My Cousin, Ludwig Wittgenstein — a lovely memoir (see family tree below). The first extract below (The New Yorker) reminded me of the Percy legacy (second extract).
Wittgenstein, once asked a pupil if he had ever had any tragedies in his life. The pupil, evidently well trained, inquired what he meant by “tragedy.” “I mean suicides, madness, or quarrels,” replied Ludwig, three of whose four brothers committed suicide, two of them (Rudi and Hans) in their early twenties, and the third (Kurt) at the age of forty. Ludwig often thought of doing so, as did his surviving brother, Paul.

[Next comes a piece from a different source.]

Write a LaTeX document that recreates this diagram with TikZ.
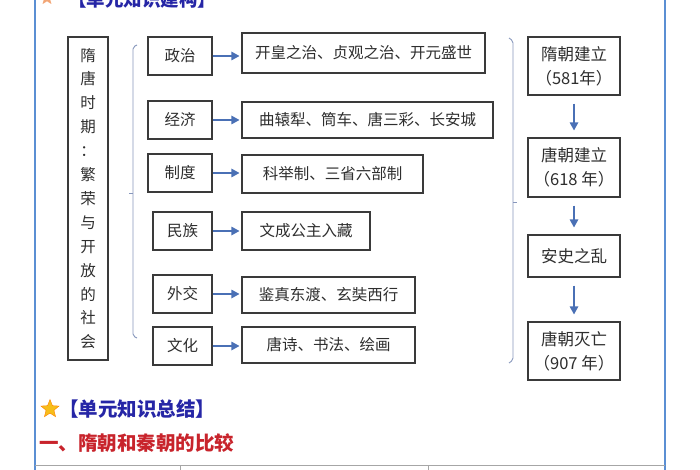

The southern novelist and philosophical essayist Walker Percy (1916–1990) was no stranger to suicide. His family legacy included a long line of ancestors who had taken their own lives, including Percy’s grandfather John Walker Percy in 1917, and his father Leroy Pratt Percy in 1929. In his later years Percy himself expressed amazement and some pride in having “outlived” almost all of his male ancestors, though he did suffer from an inherited disposition toward melancholy.
Wittgenstein’s Philosophy and Austrian Economics — a very good piece of scholarship making philosophical connections that are typically ignored by mainstream philosophy — but now externalists are all stripes are beginning to climb on the Austrian bandwagon much to their preconceived ideological chagrin.
There is a tendency by many mainstream academics to view both Austrian economics and Wittgenstein’s philosophy of language as strange interlopers into their respective fields.